In a randomized controlled trial, METR recruited 16 experienced open-source developers to test whether AI tools deliver on their efficiency claims. Participants were assigned 246 tasks across large, mature codebases they regularly maintained. About half the tasks allowed the use of advanced AI coding tools, such as Cursor Pro, while the rest required developers to rely solely on their own expertise.
Before beginning the work, developers forecasted that AI would cut their task completion times by 24%. But the study instead showed the opposite effect. “Surprisingly, we find that allowing AI actually increases completion time by 19%. Developers are slower when using AI tooling,” METR researchers said.
A key factor behind this slowdown appeared to be the reliability of AI-generated code.
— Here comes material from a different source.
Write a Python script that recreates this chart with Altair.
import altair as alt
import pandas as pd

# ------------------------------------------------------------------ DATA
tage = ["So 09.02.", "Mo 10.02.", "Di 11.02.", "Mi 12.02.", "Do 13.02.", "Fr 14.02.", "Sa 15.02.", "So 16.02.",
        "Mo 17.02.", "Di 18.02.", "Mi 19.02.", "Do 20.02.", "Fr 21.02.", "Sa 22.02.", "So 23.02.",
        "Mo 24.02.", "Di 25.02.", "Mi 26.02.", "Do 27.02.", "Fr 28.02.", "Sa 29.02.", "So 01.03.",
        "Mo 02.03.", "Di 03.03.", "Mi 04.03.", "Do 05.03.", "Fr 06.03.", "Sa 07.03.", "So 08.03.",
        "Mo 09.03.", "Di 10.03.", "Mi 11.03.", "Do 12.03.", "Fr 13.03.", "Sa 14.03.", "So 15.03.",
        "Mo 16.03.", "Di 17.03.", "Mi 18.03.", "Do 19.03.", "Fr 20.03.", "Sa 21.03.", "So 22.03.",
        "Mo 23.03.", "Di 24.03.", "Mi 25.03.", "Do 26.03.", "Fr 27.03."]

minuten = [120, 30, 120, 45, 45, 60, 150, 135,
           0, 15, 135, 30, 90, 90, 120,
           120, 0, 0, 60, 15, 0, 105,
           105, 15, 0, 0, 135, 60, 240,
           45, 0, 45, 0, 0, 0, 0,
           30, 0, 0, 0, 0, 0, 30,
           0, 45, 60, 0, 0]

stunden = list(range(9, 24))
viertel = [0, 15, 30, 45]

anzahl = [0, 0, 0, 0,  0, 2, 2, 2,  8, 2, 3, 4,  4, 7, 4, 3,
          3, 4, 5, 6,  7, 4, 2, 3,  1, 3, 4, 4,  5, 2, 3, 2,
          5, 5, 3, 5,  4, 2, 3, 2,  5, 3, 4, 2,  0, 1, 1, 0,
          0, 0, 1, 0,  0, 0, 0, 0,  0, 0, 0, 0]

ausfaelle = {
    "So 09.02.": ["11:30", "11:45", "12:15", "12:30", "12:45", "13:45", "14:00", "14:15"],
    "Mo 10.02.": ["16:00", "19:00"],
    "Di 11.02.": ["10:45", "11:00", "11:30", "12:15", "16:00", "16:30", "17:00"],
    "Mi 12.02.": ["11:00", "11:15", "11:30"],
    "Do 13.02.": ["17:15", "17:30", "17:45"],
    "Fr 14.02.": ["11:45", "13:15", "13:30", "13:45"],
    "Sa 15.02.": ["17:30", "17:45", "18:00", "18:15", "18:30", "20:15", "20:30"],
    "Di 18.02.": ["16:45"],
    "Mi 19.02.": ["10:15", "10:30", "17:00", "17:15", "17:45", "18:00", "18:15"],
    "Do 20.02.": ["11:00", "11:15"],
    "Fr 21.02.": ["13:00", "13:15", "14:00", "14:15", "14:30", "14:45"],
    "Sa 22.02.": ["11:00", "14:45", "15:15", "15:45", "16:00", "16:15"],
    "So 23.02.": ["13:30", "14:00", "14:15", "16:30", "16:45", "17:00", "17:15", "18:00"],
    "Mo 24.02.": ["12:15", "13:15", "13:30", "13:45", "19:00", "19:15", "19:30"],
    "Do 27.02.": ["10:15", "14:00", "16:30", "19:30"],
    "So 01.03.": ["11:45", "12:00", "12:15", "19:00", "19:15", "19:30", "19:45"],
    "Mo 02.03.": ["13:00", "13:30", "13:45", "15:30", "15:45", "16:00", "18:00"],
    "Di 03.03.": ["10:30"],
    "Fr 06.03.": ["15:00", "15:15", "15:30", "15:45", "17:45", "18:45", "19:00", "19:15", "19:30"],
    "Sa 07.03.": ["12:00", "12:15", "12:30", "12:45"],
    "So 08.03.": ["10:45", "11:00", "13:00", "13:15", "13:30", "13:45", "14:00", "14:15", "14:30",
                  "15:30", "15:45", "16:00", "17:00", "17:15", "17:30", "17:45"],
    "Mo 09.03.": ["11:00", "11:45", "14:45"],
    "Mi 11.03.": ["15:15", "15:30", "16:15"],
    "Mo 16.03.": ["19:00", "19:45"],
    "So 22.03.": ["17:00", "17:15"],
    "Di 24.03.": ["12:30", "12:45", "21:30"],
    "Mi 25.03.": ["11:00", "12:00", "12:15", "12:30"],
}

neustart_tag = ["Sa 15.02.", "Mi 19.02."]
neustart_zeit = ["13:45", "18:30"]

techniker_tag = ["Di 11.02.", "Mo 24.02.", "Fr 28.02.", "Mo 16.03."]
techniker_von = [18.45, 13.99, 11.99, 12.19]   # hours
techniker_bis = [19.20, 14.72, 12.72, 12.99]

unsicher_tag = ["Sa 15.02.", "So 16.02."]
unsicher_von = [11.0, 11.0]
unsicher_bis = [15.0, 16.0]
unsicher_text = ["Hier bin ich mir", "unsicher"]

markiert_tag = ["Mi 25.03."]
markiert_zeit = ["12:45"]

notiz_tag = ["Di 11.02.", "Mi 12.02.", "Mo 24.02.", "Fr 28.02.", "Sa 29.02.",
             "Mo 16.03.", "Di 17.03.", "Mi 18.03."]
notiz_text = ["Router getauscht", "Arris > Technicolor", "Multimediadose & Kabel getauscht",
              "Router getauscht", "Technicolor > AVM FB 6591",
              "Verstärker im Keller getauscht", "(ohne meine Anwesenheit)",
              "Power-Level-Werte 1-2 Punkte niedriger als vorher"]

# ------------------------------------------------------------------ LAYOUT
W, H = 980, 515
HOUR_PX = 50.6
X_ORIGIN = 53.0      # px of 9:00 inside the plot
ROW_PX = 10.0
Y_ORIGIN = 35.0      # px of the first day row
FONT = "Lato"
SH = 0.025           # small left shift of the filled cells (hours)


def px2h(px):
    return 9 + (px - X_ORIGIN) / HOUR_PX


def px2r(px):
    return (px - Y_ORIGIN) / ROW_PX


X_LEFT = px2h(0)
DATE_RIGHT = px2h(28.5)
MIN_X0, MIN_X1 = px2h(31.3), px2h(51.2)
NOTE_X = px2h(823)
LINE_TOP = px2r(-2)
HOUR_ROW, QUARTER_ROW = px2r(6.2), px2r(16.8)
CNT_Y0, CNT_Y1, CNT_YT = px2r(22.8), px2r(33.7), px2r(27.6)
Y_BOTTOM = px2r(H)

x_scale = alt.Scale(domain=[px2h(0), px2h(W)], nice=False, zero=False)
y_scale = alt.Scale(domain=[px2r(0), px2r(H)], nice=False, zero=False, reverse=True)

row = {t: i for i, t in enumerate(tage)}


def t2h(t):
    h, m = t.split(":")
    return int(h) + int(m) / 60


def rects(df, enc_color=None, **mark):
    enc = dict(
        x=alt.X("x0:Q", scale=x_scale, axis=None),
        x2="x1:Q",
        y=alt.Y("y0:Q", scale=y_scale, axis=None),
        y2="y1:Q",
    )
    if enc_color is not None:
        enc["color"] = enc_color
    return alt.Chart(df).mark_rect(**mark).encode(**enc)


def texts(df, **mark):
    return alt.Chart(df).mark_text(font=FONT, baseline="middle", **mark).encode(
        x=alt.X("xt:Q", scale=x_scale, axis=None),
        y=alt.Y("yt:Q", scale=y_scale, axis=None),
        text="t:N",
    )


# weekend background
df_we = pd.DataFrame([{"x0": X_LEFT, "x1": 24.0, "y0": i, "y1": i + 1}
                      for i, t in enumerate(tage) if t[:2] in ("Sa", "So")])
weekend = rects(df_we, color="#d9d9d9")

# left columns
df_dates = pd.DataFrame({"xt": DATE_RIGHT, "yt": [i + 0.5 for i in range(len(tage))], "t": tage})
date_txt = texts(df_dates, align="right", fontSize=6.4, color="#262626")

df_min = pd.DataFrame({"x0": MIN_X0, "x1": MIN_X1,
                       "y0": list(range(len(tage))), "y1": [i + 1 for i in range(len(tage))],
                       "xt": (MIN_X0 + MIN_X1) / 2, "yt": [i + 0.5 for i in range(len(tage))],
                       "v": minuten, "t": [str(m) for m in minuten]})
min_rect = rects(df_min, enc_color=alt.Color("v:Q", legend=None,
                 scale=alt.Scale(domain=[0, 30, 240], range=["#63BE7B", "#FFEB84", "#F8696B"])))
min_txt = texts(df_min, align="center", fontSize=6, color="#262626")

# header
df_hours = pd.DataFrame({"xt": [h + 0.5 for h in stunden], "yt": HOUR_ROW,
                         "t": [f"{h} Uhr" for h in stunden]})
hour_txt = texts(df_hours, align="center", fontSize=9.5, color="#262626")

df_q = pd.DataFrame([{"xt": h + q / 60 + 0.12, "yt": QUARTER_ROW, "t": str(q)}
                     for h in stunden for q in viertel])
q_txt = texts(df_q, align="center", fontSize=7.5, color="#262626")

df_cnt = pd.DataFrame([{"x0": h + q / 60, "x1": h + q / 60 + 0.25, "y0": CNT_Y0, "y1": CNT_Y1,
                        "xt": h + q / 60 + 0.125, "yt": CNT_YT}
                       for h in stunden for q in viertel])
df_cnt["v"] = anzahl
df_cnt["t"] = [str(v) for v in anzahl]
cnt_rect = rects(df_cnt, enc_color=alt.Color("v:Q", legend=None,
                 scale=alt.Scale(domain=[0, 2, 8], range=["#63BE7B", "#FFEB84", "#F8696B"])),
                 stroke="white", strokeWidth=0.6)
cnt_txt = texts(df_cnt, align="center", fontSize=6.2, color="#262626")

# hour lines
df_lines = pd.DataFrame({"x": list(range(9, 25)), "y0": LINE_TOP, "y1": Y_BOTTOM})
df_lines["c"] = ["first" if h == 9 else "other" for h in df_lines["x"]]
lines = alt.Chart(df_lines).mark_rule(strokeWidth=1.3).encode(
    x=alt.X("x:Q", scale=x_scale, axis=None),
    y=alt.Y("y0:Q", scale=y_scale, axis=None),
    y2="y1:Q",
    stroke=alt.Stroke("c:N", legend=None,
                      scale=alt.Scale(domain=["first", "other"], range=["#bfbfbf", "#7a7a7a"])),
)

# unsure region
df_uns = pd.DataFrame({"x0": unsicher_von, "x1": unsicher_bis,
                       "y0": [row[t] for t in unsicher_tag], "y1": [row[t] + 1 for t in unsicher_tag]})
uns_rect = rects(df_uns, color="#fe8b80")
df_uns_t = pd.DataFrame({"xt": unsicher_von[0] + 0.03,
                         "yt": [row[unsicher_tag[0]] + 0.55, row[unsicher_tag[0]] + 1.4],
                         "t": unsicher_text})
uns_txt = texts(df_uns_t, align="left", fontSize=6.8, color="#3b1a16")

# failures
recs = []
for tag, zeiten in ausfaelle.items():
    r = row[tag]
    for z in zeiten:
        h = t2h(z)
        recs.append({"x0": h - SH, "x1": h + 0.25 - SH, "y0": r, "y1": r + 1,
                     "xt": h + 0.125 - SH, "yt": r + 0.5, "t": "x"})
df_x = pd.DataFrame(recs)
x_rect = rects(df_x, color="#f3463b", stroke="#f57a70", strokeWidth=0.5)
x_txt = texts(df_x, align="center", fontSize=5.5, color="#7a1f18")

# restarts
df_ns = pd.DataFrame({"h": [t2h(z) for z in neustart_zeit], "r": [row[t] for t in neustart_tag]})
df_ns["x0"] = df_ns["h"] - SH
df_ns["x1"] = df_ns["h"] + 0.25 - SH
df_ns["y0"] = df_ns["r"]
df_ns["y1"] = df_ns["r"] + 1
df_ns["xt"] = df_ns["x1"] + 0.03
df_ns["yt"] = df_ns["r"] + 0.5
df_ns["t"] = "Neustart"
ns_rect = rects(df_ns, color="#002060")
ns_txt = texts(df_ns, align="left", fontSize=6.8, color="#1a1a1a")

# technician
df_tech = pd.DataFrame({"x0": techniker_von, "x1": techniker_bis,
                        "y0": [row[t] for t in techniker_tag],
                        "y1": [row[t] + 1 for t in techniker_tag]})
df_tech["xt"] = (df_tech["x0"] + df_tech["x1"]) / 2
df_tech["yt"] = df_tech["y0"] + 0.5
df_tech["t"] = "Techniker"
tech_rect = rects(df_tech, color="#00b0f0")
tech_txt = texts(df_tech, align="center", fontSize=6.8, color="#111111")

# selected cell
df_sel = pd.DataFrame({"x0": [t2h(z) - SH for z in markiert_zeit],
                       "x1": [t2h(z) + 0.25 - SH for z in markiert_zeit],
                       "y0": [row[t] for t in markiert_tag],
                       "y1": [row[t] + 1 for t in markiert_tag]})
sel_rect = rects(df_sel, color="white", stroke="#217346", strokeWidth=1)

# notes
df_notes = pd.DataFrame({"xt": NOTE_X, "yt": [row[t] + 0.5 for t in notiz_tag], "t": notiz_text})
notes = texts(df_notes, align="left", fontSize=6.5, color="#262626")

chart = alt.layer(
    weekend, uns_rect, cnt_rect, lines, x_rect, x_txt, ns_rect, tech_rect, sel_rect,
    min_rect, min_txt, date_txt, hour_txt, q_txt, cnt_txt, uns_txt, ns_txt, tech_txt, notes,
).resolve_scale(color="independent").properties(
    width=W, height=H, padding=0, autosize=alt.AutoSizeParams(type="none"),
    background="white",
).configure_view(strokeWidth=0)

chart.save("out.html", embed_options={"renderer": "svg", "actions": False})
Human programmers often found themselves spending more time reviewing, testing and ultimately rewriting the code produced by the AI tool, the study said. One participant said he “wasted at least an hour first trying to [solve a specific issue] with AI” before reverting all the changes and completing the work manually. Other studies have shown that AI coding tools can introduce security vulnerabilities and errors into code.
The findings complicate the narrative that tools such as GitHub Copilot, Cursor and similar AI assistants are an unambiguous force multiplier for developers of all skill levels. METR”s study said that AI-driven coding tends to show more promise when building new systems from scratch rather than when extending or maintaining large, complex codebases – the kind of work that occupies much of the professional software world.
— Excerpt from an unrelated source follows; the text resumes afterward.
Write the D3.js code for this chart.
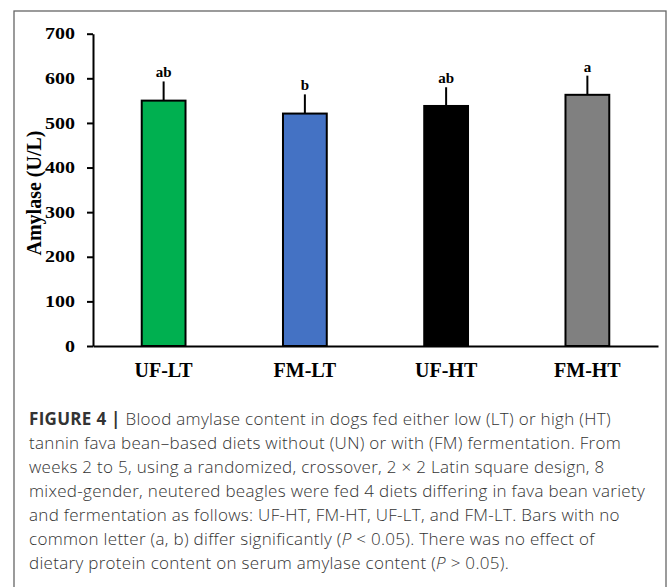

The researchers advised caution in generalizing their results, acknowledging both the small sample size and the pace at which AI tools are improving. The nonprofit organization found that AI coding tools have significantly improved their ability to complete complex, long-horizon tasks in recent years and wouldn’t expect the same results to hold true even months from now.
Other studies have reached different conclusions. Large-scale experiments have found measurable productivity benefits for certain teams and use cases. But METR”s trial shows the variability in outcomes depending on developer familiarity, task complexity and tool maturity.
Experience with specific AI tools was another confounding factor. Although nearly all participants had used web-based language models to assist their workflows in the past, only 56% had prior experience with Cursor, the main coding assistant in the trial. All developers received training, but the learning curve may have contributed to the increased time required to complete tasks.
Since the launch of ChatGPT, many industry figures have envisioned a shift to natural language programming, by which engineers simply describe what they want in plain English and watch the code materialize. “The hottest new programming language is English,” OpenAI cofounder Andrej Karpathy had declared in early 2023. He later popularized the idea of “vibe coding,” which is rapid prototyping by instructing an AI tool to generate entire software components.
This vision has fueled speculation that human programmers could soon find themselves relegated to refining specifications and overseeing quality control – or even pushed out of the field altogether. But METR”s results suggest that, at least for now, AI coding tools are unreliable enough that experienced developers must still invest significant effort to validate and correct the output.
The software community is divided over what these trends will ultimately mean. Simon Willison, an AI developer and blogger, recently argued that fears of obsolescence are overblown. “Quitting programming as a career right now because of LLMs would be like quitting carpentry as a career thanks to the invention of the table saw,” he wrote on Bluesky. Industry veteran Tom Coates added that it “could be like quitting agriculture as a career thanks to the invention of tractors and combine harvesters instead.”